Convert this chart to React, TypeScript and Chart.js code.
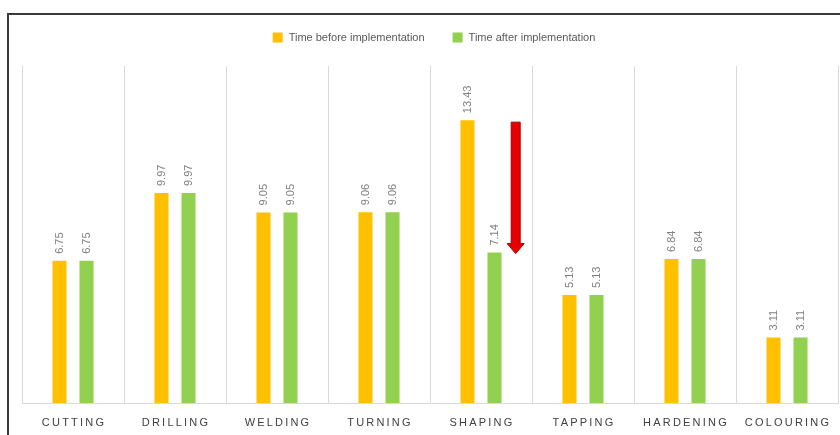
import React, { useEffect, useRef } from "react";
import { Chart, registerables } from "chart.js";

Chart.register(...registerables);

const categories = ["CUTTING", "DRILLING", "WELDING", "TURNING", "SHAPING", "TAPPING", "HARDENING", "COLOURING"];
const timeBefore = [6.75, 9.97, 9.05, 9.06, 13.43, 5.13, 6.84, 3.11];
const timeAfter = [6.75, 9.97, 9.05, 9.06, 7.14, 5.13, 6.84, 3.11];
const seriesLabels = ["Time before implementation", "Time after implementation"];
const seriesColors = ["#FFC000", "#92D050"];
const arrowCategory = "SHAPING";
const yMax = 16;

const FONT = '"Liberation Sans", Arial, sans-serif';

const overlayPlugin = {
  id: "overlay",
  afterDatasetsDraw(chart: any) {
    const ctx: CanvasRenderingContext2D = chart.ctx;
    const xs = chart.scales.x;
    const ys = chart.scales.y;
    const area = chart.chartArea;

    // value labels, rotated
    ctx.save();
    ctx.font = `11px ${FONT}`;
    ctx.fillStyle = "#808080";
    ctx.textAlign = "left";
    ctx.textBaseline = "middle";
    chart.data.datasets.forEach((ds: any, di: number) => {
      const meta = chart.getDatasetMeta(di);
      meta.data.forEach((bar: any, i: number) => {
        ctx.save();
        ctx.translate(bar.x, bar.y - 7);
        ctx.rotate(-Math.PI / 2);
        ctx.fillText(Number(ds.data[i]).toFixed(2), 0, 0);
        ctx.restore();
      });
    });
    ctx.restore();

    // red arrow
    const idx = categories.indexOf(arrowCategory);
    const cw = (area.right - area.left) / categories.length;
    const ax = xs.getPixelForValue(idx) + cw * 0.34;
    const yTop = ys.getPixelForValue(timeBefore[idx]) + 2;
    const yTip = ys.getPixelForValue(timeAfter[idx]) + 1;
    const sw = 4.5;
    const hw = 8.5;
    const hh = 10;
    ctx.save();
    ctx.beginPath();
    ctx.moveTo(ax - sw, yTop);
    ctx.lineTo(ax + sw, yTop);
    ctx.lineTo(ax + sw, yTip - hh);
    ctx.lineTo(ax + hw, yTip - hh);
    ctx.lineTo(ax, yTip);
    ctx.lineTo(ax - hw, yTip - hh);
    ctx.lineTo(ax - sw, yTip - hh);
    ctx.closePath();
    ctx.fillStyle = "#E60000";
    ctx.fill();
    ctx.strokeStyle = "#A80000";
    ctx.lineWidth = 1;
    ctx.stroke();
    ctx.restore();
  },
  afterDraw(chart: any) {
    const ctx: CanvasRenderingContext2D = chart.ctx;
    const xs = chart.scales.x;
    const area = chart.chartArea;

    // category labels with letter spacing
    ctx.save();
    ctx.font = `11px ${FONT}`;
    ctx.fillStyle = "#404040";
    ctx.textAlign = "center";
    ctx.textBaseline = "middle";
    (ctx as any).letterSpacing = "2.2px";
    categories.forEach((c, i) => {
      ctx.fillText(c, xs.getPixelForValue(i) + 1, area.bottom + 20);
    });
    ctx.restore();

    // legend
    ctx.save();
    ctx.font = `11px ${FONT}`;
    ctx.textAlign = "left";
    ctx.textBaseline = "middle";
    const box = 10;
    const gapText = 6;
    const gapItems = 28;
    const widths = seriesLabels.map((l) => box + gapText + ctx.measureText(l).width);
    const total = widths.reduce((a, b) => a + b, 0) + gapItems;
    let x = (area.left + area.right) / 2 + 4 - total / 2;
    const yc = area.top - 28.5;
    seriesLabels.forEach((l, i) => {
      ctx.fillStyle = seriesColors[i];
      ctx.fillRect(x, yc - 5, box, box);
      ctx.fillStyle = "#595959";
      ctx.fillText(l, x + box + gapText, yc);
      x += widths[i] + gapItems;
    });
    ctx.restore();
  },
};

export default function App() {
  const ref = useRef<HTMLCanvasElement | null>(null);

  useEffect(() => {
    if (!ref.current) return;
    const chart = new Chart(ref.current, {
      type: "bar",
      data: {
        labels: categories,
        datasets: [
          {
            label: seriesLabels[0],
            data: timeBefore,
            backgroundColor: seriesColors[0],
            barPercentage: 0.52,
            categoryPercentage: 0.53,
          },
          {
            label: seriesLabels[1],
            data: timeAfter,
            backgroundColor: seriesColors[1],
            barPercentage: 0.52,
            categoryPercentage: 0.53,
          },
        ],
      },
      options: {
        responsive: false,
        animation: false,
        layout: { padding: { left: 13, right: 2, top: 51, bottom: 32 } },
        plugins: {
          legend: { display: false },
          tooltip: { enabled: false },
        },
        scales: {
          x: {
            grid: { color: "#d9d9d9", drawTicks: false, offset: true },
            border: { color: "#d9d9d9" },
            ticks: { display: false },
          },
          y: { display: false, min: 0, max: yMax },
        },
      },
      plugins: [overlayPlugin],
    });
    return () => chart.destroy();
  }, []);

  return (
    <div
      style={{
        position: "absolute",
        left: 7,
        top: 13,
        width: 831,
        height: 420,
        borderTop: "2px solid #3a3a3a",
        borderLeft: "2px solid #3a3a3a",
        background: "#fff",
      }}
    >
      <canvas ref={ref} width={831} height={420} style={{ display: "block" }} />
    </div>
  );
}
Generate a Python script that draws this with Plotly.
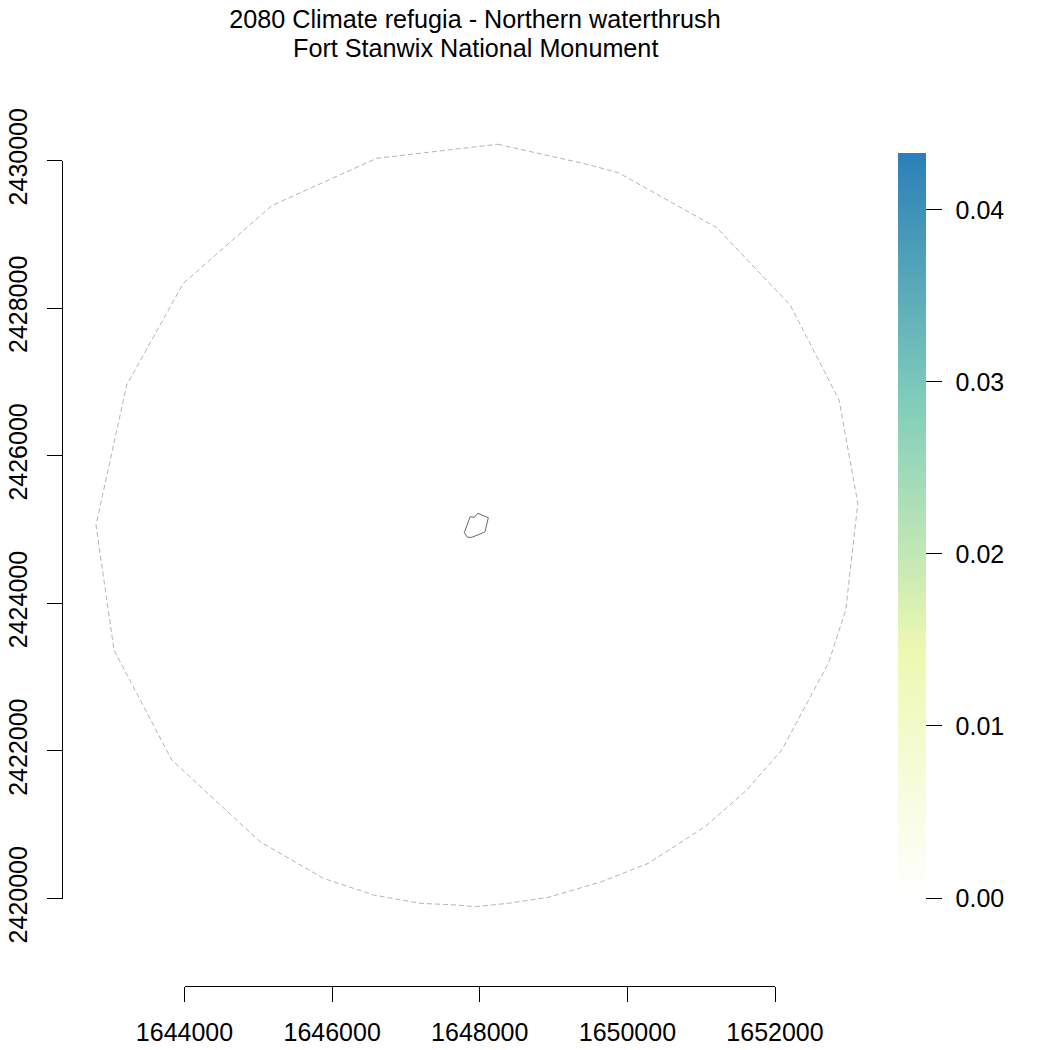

Your goal: Repeat the lines above exactly, and keep every picture out.

Task answer:
Convert this chart to React, TypeScript and Chart.js code.
import React, { useEffect, useRef } from "react";
import { Chart, registerables } from "chart.js";

Chart.register(...registerables);

const categories = ["CUTTING", "DRILLING", "WELDING", "TURNING", "SHAPING", "TAPPING", "HARDENING", "COLOURING"];
const timeBefore = [6.75, 9.97, 9.05, 9.06, 13.43, 5.13, 6.84, 3.11];
const timeAfter = [6.75, 9.97, 9.05, 9.06, 7.14, 5.13, 6.84, 3.11];
const seriesLabels = ["Time before implementation", "Time after implementation"];
const seriesColors = ["#FFC000", "#92D050"];
const arrowCategory = "SHAPING";
const yMax = 16;

const FONT = '"Liberation Sans", Arial, sans-serif';

const overlayPlugin = {
  id: "overlay",
  afterDatasetsDraw(chart: any) {
    const ctx: CanvasRenderingContext2D = chart.ctx;
    const xs = chart.scales.x;
    const ys = chart.scales.y;
    const area = chart.chartArea;

    // value labels, rotated
    ctx.save();
    ctx.font = `11px ${FONT}`;
    ctx.fillStyle = "#808080";
    ctx.textAlign = "left";
    ctx.textBaseline = "middle";
    chart.data.datasets.forEach((ds: any, di: number) => {
      const meta = chart.getDatasetMeta(di);
      meta.data.forEach((bar: any, i: number) => {
        ctx.save();
        ctx.translate(bar.x, bar.y - 7);
        ctx.rotate(-Math.PI / 2);
        ctx.fillText(Number(ds.data[i]).toFixed(2), 0, 0);
        ctx.restore();
      });
    });
    ctx.restore();

    // red arrow
    const idx = categories.indexOf(arrowCategory);
    const cw = (area.right - area.left) / categories.length;
    const ax = xs.getPixelForValue(idx) + cw * 0.34;
    const yTop = ys.getPixelForValue(timeBefore[idx]) + 2;
    const yTip = ys.getPixelForValue(timeAfter[idx]) + 1;
    const sw = 4.5;
    const hw = 8.5;
    const hh = 10;
    ctx.save();
    ctx.beginPath();
    ctx.moveTo(ax - sw, yTop);
    ctx.lineTo(ax + sw, yTop);
    ctx.lineTo(ax + sw, yTip - hh);
    ctx.lineTo(ax + hw, yTip - hh);
    ctx.lineTo(ax, yTip);
    ctx.lineTo(ax - hw, yTip - hh);
    ctx.lineTo(ax - sw, yTip - hh);
    ctx.closePath();
    ctx.fillStyle = "#E60000";
    ctx.fill();
    ctx.strokeStyle = "#A80000";
    ctx.lineWidth = 1;
    ctx.stroke();
    ctx.restore();
  },
  afterDraw(chart: any) {
    const ctx: CanvasRenderingContext2D = chart.ctx;
    const xs = chart.scales.x;
    const area = chart.chartArea;

    // category labels with letter spacing
    ctx.save();
    ctx.font = `11px ${FONT}`;
    ctx.fillStyle = "#404040";
    ctx.textAlign = "center";
    ctx.textBaseline = "middle";
    (ctx as any).letterSpacing = "2.2px";
    categories.forEach((c, i) => {
      ctx.fillText(c, xs.getPixelForValue(i) + 1, area.bottom + 20);
    });
    ctx.restore();

    // legend
    ctx.save();
    ctx.font = `11px ${FONT}`;
    ctx.textAlign = "left";
    ctx.textBaseline = "middle";
    const box = 10;
    const gapText = 6;
    const gapItems = 28;
    const widths = seriesLabels.map((l) => box + gapText + ctx.measureText(l).width);
    const total = widths.reduce((a, b) => a + b, 0) + gapItems;
    let x = (area.left + area.right) / 2 + 4 - total / 2;
    const yc = area.top - 28.5;
    seriesLabels.forEach((l, i) => {
      ctx.fillStyle = seriesColors[i];
      ctx.fillRect(x, yc - 5, box, box);
      ctx.fillStyle = "#595959";
      ctx.fillText(l, x + box + gapText, yc);
      x += widths[i] + gapItems;
    });
    ctx.restore();
  },
};

export default function App() {
  const ref = useRef<HTMLCanvasElement | null>(null);

  useEffect(() => {
    if (!ref.current) return;
    const chart = new Chart(ref.current, {
      type: "bar",
      data: {
        labels: categories,
        datasets: [
          {
            label: seriesLabels[0],
            data: timeBefore,
            backgroundColor: seriesColors[0],
            barPercentage: 0.52,
            categoryPercentage: 0.53,
          },
          {
            label: seriesLabels[1],
            data: timeAfter,
            backgroundColor: seriesColors[1],
            barPercentage: 0.52,
            categoryPercentage: 0.53,
          },
        ],
      },
      options: {
        responsive: false,
        animation: false,
        layout: { padding: { left: 13, right: 2, top: 51, bottom: 32 } },
        plugins: {
          legend: { display: false },
          tooltip: { enabled: false },
        },
        scales: {
          x: {
            grid: { color: "#d9d9d9", drawTicks: false, offset: true },
            border: { color: "#d9d9d9" },
            ticks: { display: false },
          },
          y: { display: false, min: 0, max: yMax },
        },
      },
      plugins: [overlayPlugin],
    });
    return () => chart.destroy();
  }, []);

  return (
    <div
      style={{
        position: "absolute",
        left: 7,
        top: 13,
        width: 831,
        height: 420,
        borderTop: "2px solid #3a3a3a",
        borderLeft: "2px solid #3a3a3a",
        background: "#fff",
      }}
    >
      <canvas ref={ref} width={831} height={420} style={{ display: "block" }} />
    </div>
  );
}
Generate a Python script that draws this with Plotly.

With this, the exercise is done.